### Task instructions
Write out the material exactly, with the pictures left out.

### Data extract
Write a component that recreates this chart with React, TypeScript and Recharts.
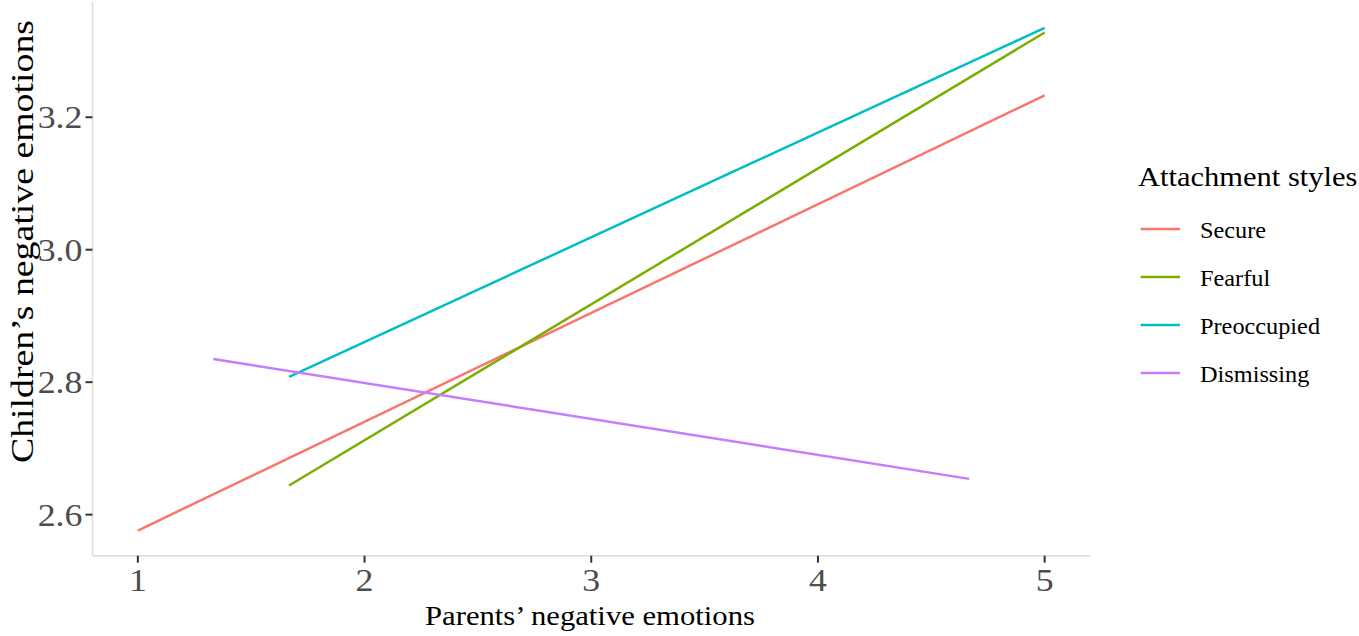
import React from "react";
import { LineChart, Line, XAxis, YAxis, Legend, Label } from "recharts";

const xTicks = [1, 2, 3, 4, 5];
const yTicks = [2.6, 2.8, 3.0, 3.2];

const seriesNames = ["Secure", "Fearful", "Preoccupied", "Dismissing"];
const seriesColors = ["#F8766D", "#7CAE00", "#00BFC4", "#C77CFF"];

const secureX = [1, 5];
const secureY = [2.576, 3.233];
const fearfulX = [1.667, 5];
const fearfulY = [2.644, 3.328];
const preoccupiedX = [1.667, 5];
const preoccupiedY = [2.808, 3.335];
const dismissingX = [1.333, 4.667];
const dismissingY = [2.835, 2.654];

const toPoints = (xs: number[], ys: number[]) => xs.map((x, i) => ({ x, y: ys[i] }));

const seriesData = [
  toPoints(secureX, secureY),
  toPoints(fearfulX, fearfulY),
  toPoints(preoccupiedX, preoccupiedY),
  toPoints(dismissingX, dismissingY),
];

const FONT = '"Liberation Serif", "Times New Roman", serif';

function XTick(p: any) {
  return (
    <text
      transform={`translate(${p.x},${p.y + 23}) scale(1.12,1)`}
      textAnchor="middle"
      fontFamily={FONT}
      fontSize={32}
      fill="#4d4d4d"
    >
      {p.payload.value}
    </text>
  );
}

function YTick(p: any) {
  return (
    <text
      transform={`translate(${p.x},${p.y + 11}) scale(1.12,1)`}
      textAnchor="end"
      fontFamily={FONT}
      fontSize={32}
      fill="#4d4d4d"
    >
      {Number(p.payload.value).toFixed(1)}
    </text>
  );
}

function LegendBox(props: any) {
  const items = [...(props.payload || [])].sort(
    (a: any, b: any) => seriesNames.indexOf(a.value) - seriesNames.indexOf(b.value)
  );
  return (
    <svg width={229} height={260} style={{ display: "block" }}>
      <text transform="translate(8,36) scale(1.09,1)" fontFamily={FONT} fontSize={28} fill="#000">
        Attachment styles
      </text>
      {items.map((it: any, i: number) => (
        <g key={it.value}>
          <line x1={10.7} x2={50} y1={79 + i * 48} y2={79 + i * 48} stroke={it.color} strokeWidth={2.5} />
          <text
            transform={`translate(70,${87.5 + i * 48}) scale(1.08,1)`}
            fontFamily={FONT}
            fontSize={22.5}
            fill="#000"
          >
            {it.value}
          </text>
        </g>
      ))}
    </svg>
  );
}

export default function App() {
  return (
    <div style={{ position: "absolute", left: 0, top: 0, background: "#fff", fontFamily: FONT }}>
      <LineChart
        width={1359}
        height={636}
        margin={{ top: 2, right: 269, bottom: 0, left: 0 }}
        style={{ fontFamily: FONT }}
      >
        <XAxis
          dataKey="x"
          type="number"
          domain={[0.8, 5.2]}
          ticks={xTicks}
          allowDataOverflow
          height={80.3}
          axisLine={{ stroke: "#dcdcdc", strokeWidth: 1.5 }}
          tickLine={{ stroke: "#333", strokeWidth: 2 }}
          tickSize={7}
          tickMargin={5}
          tick={XTick}
        >
          <Label
            content={() => (
              <text
                x={425}
                y={625}
                textLength={330}
                lengthAdjust="spacingAndGlyphs"
                fontFamily={FONT}
                fontSize={28}
                fill="#000"
              >
                Parents’ negative emotions
              </text>
            )}
          />
        </XAxis>
        <YAxis
          type="number"
          domain={[2.538, 3.374]}
          ticks={yTicks}
          allowDataOverflow
          width={92.5}
          axisLine={{ stroke: "#dcdcdc", strokeWidth: 1.5 }}
          tickLine={{ stroke: "#333", strokeWidth: 2 }}
          tickSize={7}
          tickMargin={3}
          tick={YTick}
        >
          <Label
            content={() => (
              <text
                x={33}
                y={463}
                transform="rotate(-90, 33, 463)"
                textLength={443}
                lengthAdjust="spacingAndGlyphs"
                fontFamily={FONT}
                fontSize={31}
                fill="#000"
              >
                Children’s negative emotions
              </text>
            )}
          />
        </YAxis>
        <Legend
          layout="vertical"
          align="center"
          verticalAlign="middle"
          wrapperStyle={{ left: 1130, top: 150, width: 229 }}
          content={LegendBox}
        />
        {seriesNames.map((name, i) => (
          <Line
            key={name}
            data={seriesData[i]}
            dataKey="y"
            name={name}
            stroke={seriesColors[i]}
            strokeWidth={2.5}
            dot={false}
            activeDot={false}
            isAnimationActive={false}
          />
        ))}
      </LineChart>
    </div>
  );
}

### Task answer
Write a component that recreates this chart with React, TypeScript and Recharts.
import React from "react";
import { LineChart, Line, XAxis, YAxis, Legend, Label } from "recharts";

const xTicks = [1, 2, 3, 4, 5];
const yTicks = [2.6, 2.8, 3.0, 3.2];

const seriesNames = ["Secure", "Fearful", "Preoccupied", "Dismissing"];
const seriesColors = ["#F8766D", "#7CAE00", "#00BFC4", "#C77CFF"];

const secureX = [1, 5];
const secureY = [2.576, 3.233];
const fearfulX = [1.667, 5];
const fearfulY = [2.644, 3.328];
const preoccupiedX = [1.667, 5];
const preoccupiedY = [2.808, 3.335];
const dismissingX = [1.333, 4.667];
const dismissingY = [2.835, 2.654];

const toPoints = (xs: number[], ys: number[]) => xs.map((x, i) => ({ x, y: ys[i] }));

const seriesData = [
  toPoints(secureX, secureY),
  toPoints(fearfulX, fearfulY),
  toPoints(preoccupiedX, preoccupiedY),
  toPoints(dismissingX, dismissingY),
];

const FONT = '"Liberation Serif", "Times New Roman", serif';

function XTick(p: any) {
  return (
    <text
      transform={`translate(${p.x},${p.y + 23}) scale(1.12,1)`}
      textAnchor="middle"
      fontFamily={FONT}
      fontSize={32}
      fill="#4d4d4d"
    >
      {p.payload.value}
    </text>
  );
}

function YTick(p: any) {
  return (
    <text
      transform={`translate(${p.x},${p.y + 11}) scale(1.12,1)`}
      textAnchor="end"
      fontFamily={FONT}
      fontSize={32}
      fill="#4d4d4d"
    >
      {Number(p.payload.value).toFixed(1)}
    </text>
  );
}

function LegendBox(props: any) {
  const items = [...(props.payload || [])].sort(
    (a: any, b: any) => seriesNames.indexOf(a.value) - seriesNames.indexOf(b.value)
  );
  return (
    <svg width={229} height={260} style={{ display: "block" }}>
      <text transform="translate(8,36) scale(1.09,1)" fontFamily={FONT} fontSize={28} fill="#000">
        Attachment styles
      </text>
      {items.map((it: any, i: number) => (
        <g key={it.value}>
          <line x1={10.7} x2={50} y1={79 + i * 48} y2={79 + i * 48} stroke={it.color} strokeWidth={2.5} />
          <text
            transform={`translate(70,${87.5 + i * 48}) scale(1.08,1)`}
            fontFamily={FONT}
            fontSize={22.5}
            fill="#000"
          >
            {it.value}
          </text>
        </g>
      ))}
    </svg>
  );
}

export default function App() {
  return (
    <div style={{ position: "absolute", left: 0, top: 0, background: "#fff", fontFamily: FONT }}>
      <LineChart
        width={1359}
        height={636}
        margin={{ top: 2, right: 269, bottom: 0, left: 0 }}
        style={{ fontFamily: FONT }}
      >
        <XAxis
          dataKey="x"
          type="number"
          domain={[0.8, 5.2]}
          ticks={xTicks}
          allowDataOverflow
          height={80.3}
          axisLine={{ stroke: "#dcdcdc", strokeWidth: 1.5 }}
          tickLine={{ stroke: "#333", strokeWidth: 2 }}
          tickSize={7}
          tickMargin={5}
          tick={XTick}
        >
          <Label
            content={() => (
              <text
                x={425}
                y={625}
                textLength={330}
                lengthAdjust="spacingAndGlyphs"
                fontFamily={FONT}
                fontSize={28}
                fill="#000"
              >
                Parents’ negative emotions
              </text>
            )}
          />
        </XAxis>
        <YAxis
          type="number"
          domain={[2.538, 3.374]}
          ticks={yTicks}
          allowDataOverflow
          width={92.5}
          axisLine={{ stroke: "#dcdcdc", strokeWidth: 1.5 }}
          tickLine={{ stroke: "#333", strokeWidth: 2 }}
          tickSize={7}
          tickMargin={3}
          tick={YTick}
        >
          <Label
            content={() => (
              <text
                x={33}
                y={463}
                transform="rotate(-90, 33, 463)"
                textLength={443}
                lengthAdjust="spacingAndGlyphs"
                fontFamily={FONT}
                fontSize={31}
                fill="#000"
              >
                Children’s negative emotions
              </text>
            )}
          />
        </YAxis>
        <Legend
          layout="vertical"
          align="center"
          verticalAlign="middle"
          wrapperStyle={{ left: 1130, top: 150, width: 229 }}
          content={LegendBox}
        />
        {seriesNames.map((name, i) => (
          <Line
            key={name}
            data={seriesData[i]}
            dataKey="y"
            name={name}
            stroke={seriesColors[i]}
            strokeWidth={2.5}
            dot={false}
            activeDot={false}
            isAnimationActive={false}
          />
        ))}
      </LineChart>
    </div>
  );
}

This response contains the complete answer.